- [STATED GOAL]
Extract each line of the material that follows exactly and omit its pictures.
★ ★ ★
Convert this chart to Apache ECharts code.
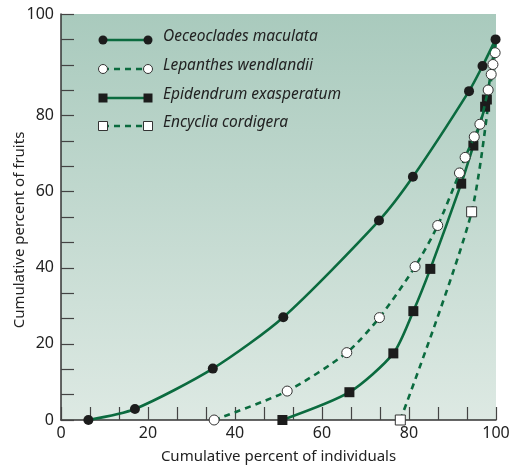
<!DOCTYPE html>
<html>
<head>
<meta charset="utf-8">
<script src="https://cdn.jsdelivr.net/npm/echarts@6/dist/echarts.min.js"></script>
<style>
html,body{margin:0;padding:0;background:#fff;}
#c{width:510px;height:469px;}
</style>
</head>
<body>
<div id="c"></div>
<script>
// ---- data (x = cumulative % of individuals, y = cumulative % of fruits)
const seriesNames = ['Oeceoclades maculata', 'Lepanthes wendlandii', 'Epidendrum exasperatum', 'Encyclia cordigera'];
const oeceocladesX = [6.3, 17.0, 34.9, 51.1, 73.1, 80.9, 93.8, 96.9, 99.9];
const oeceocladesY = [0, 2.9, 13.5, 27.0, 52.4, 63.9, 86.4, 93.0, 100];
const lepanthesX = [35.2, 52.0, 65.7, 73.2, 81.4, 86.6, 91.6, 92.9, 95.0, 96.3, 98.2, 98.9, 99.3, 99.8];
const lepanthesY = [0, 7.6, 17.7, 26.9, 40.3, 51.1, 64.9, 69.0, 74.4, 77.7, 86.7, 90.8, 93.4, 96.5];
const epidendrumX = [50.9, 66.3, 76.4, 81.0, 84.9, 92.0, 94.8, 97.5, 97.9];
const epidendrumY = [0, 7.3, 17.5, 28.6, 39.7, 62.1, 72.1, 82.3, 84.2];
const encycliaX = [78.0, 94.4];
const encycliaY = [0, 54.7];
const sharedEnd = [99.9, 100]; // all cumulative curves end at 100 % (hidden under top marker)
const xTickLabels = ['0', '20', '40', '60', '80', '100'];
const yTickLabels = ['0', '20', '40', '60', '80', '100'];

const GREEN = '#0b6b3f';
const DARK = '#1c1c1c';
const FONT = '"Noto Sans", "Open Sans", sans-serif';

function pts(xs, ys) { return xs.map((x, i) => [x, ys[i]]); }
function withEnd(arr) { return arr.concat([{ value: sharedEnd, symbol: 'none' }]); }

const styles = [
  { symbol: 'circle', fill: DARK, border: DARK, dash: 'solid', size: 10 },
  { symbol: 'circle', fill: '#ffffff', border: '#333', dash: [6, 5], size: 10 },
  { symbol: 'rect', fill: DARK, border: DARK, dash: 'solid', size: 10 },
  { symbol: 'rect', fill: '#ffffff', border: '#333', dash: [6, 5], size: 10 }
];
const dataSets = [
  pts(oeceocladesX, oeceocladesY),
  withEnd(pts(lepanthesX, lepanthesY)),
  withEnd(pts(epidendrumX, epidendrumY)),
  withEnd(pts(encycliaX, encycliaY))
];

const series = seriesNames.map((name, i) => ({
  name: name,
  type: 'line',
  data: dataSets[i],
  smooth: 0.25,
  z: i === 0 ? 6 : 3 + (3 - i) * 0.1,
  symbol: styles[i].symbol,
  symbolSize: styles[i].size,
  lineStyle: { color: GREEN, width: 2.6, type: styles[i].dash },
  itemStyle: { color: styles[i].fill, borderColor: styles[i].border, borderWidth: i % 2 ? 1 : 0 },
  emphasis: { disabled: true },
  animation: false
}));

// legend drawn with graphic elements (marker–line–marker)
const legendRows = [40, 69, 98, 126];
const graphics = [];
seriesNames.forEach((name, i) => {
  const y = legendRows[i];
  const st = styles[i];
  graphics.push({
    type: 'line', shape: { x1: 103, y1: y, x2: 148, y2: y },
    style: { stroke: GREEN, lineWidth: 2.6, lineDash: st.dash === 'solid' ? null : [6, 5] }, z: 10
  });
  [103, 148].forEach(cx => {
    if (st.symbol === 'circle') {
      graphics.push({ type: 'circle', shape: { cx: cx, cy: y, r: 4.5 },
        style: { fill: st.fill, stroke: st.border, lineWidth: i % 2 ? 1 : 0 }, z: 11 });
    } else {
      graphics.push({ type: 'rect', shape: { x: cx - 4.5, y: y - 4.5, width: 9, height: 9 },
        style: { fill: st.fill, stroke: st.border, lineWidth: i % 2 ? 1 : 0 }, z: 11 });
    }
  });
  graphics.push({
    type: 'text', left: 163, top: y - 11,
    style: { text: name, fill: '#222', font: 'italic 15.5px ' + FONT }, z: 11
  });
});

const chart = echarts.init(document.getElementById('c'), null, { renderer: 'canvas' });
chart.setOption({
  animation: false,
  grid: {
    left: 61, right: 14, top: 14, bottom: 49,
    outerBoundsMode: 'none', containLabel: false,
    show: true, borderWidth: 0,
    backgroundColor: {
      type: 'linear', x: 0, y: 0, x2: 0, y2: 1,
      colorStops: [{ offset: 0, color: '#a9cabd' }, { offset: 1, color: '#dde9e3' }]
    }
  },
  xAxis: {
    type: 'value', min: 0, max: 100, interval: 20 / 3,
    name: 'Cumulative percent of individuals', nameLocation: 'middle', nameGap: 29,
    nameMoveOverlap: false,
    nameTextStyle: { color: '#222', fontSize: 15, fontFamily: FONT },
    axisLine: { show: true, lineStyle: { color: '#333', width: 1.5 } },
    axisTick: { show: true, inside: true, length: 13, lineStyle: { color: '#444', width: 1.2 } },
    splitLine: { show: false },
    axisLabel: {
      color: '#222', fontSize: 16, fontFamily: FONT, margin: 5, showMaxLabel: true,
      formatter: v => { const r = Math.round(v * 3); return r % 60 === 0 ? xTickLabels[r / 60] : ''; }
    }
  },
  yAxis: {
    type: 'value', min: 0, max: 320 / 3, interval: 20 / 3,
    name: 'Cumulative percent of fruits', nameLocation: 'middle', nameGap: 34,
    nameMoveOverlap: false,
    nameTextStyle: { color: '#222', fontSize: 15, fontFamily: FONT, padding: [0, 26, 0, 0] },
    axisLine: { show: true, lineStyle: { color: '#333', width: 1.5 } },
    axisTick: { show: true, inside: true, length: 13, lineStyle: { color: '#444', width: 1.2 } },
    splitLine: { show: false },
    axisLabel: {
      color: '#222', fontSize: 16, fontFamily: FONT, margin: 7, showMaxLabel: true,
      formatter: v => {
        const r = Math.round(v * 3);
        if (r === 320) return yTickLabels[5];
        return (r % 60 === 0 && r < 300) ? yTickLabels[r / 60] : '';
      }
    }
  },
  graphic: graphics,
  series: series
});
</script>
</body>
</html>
★ ★ ★
- [CORRECT RESULT]
Convert this chart to Apache ECharts code.
<!DOCTYPE html>
<html>
<head>
<meta charset="utf-8">
<script src="https://cdn.jsdelivr.net/npm/echarts@6/dist/echarts.min.js"></script>
<style>
html,body{margin:0;padding:0;background:#fff;}
#c{width:510px;height:469px;}
</style>
</head>
<body>
<div id="c"></div>
<script>
// ---- data (x = cumulative % of individuals, y = cumulative % of fruits)
const seriesNames = ['Oeceoclades maculata', 'Lepanthes wendlandii', 'Epidendrum exasperatum', 'Encyclia cordigera'];
const oeceocladesX = [6.3, 17.0, 34.9, 51.1, 73.1, 80.9, 93.8, 96.9, 99.9];
const oeceocladesY = [0, 2.9, 13.5, 27.0, 52.4, 63.9, 86.4, 93.0, 100];
const lepanthesX = [35.2, 52.0, 65.7, 73.2, 81.4, 86.6, 91.6, 92.9, 95.0, 96.3, 98.2, 98.9, 99.3, 99.8];
const lepanthesY = [0, 7.6, 17.7, 26.9, 40.3, 51.1, 64.9, 69.0, 74.4, 77.7, 86.7, 90.8, 93.4, 96.5];
const epidendrumX = [50.9, 66.3, 76.4, 81.0, 84.9, 92.0, 94.8, 97.5, 97.9];
const epidendrumY = [0, 7.3, 17.5, 28.6, 39.7, 62.1, 72.1, 82.3, 84.2];
const encycliaX = [78.0, 94.4];
const encycliaY = [0, 54.7];
const sharedEnd = [99.9, 100]; // all cumulative curves end at 100 % (hidden under top marker)
const xTickLabels = ['0', '20', '40', '60', '80', '100'];
const yTickLabels = ['0', '20', '40', '60', '80', '100'];

const GREEN = '#0b6b3f';
const DARK = '#1c1c1c';
const FONT = '"Noto Sans", "Open Sans", sans-serif';

function pts(xs, ys) { return xs.map((x, i) => [x, ys[i]]); }
function withEnd(arr) { return arr.concat([{ value: sharedEnd, symbol: 'none' }]); }

const styles = [
  { symbol: 'circle', fill: DARK, border: DARK, dash: 'solid', size: 10 },
  { symbol: 'circle', fill: '#ffffff', border: '#333', dash: [6, 5], size: 10 },
  { symbol: 'rect', fill: DARK, border: DARK, dash: 'solid', size: 10 },
  { symbol: 'rect', fill: '#ffffff', border: '#333', dash: [6, 5], size: 10 }
];
const dataSets = [
  pts(oeceocladesX, oeceocladesY),
  withEnd(pts(lepanthesX, lepanthesY)),
  withEnd(pts(epidendrumX, epidendrumY)),
  withEnd(pts(encycliaX, encycliaY))
];

const series = seriesNames.map((name, i) => ({
  name: name,
  type: 'line',
  data: dataSets[i],
  smooth: 0.25,
  z: i === 0 ? 6 : 3 + (3 - i) * 0.1,
  symbol: styles[i].symbol,
  symbolSize: styles[i].size,
  lineStyle: { color: GREEN, width: 2.6, type: styles[i].dash },
  itemStyle: { color: styles[i].fill, borderColor: styles[i].border, borderWidth: i % 2 ? 1 : 0 },
  emphasis: { disabled: true },
  animation: false
}));

// legend drawn with graphic elements (marker–line–marker)
const legendRows = [40, 69, 98, 126];
const graphics = [];
seriesNames.forEach((name, i) => {
  const y = legendRows[i];
  const st = styles[i];
  graphics.push({
    type: 'line', shape: { x1: 103, y1: y, x2: 148, y2: y },
    style: { stroke: GREEN, lineWidth: 2.6, lineDash: st.dash === 'solid' ? null : [6, 5] }, z: 10
  });
  [103, 148].forEach(cx => {
    if (st.symbol === 'circle') {
      graphics.push({ type: 'circle', shape: { cx: cx, cy: y, r: 4.5 },
        style: { fill: st.fill, stroke: st.border, lineWidth: i % 2 ? 1 : 0 }, z: 11 });
    } else {
      graphics.push({ type: 'rect', shape: { x: cx - 4.5, y: y - 4.5, width: 9, height: 9 },
        style: { fill: st.fill, stroke: st.border, lineWidth: i % 2 ? 1 : 0 }, z: 11 });
    }
  });
  graphics.push({
    type: 'text', left: 163, top: y - 11,
    style: { text: name, fill: '#222', font: 'italic 15.5px ' + FONT }, z: 11
  });
});

const chart = echarts.init(document.getElementById('c'), null, { renderer: 'canvas' });
chart.setOption({
  animation: false,
  grid: {
    left: 61, right: 14, top: 14, bottom: 49,
    outerBoundsMode: 'none', containLabel: false,
    show: true, borderWidth: 0,
    backgroundColor: {
      type: 'linear', x: 0, y: 0, x2: 0, y2: 1,
      colorStops: [{ offset: 0, color: '#a9cabd' }, { offset: 1, color: '#dde9e3' }]
    }
  },
  xAxis: {
    type: 'value', min: 0, max: 100, interval: 20 / 3,
    name: 'Cumulative percent of individuals', nameLocation: 'middle', nameGap: 29,
    nameMoveOverlap: false,
    nameTextStyle: { color: '#222', fontSize: 15, fontFamily: FONT },
    axisLine: { show: true, lineStyle: { color: '#333', width: 1.5 } },
    axisTick: { show: true, inside: true, length: 13, lineStyle: { color: '#444', width: 1.2 } },
    splitLine: { show: false },
    axisLabel: {
      color: '#222', fontSize: 16, fontFamily: FONT, margin: 5, showMaxLabel: true,
      formatter: v => { const r = Math.round(v * 3); return r % 60 === 0 ? xTickLabels[r / 60] : ''; }
    }
  },
  yAxis: {
    type: 'value', min: 0, max: 320 / 3, interval: 20 / 3,
    name: 'Cumulative percent of fruits', nameLocation: 'middle', nameGap: 34,
    nameMoveOverlap: false,
    nameTextStyle: { color: '#222', fontSize: 15, fontFamily: FONT, padding: [0, 26, 0, 0] },
    axisLine: { show: true, lineStyle: { color: '#333', width: 1.5 } },
    axisTick: { show: true, inside: true, length: 13, lineStyle: { color: '#444', width: 1.2 } },
    splitLine: { show: false },
    axisLabel: {
      color: '#222', fontSize: 16, fontFamily: FONT, margin: 7, showMaxLabel: true,
      formatter: v => {
        const r = Math.round(v * 3);
        if (r === 320) return yTickLabels[5];
        return (r % 60 === 0 && r < 300) ? yTickLabels[r / 60] : '';
      }
    }
  },
  graphic: graphics,
  series: series
});
</script>
</body>
</html>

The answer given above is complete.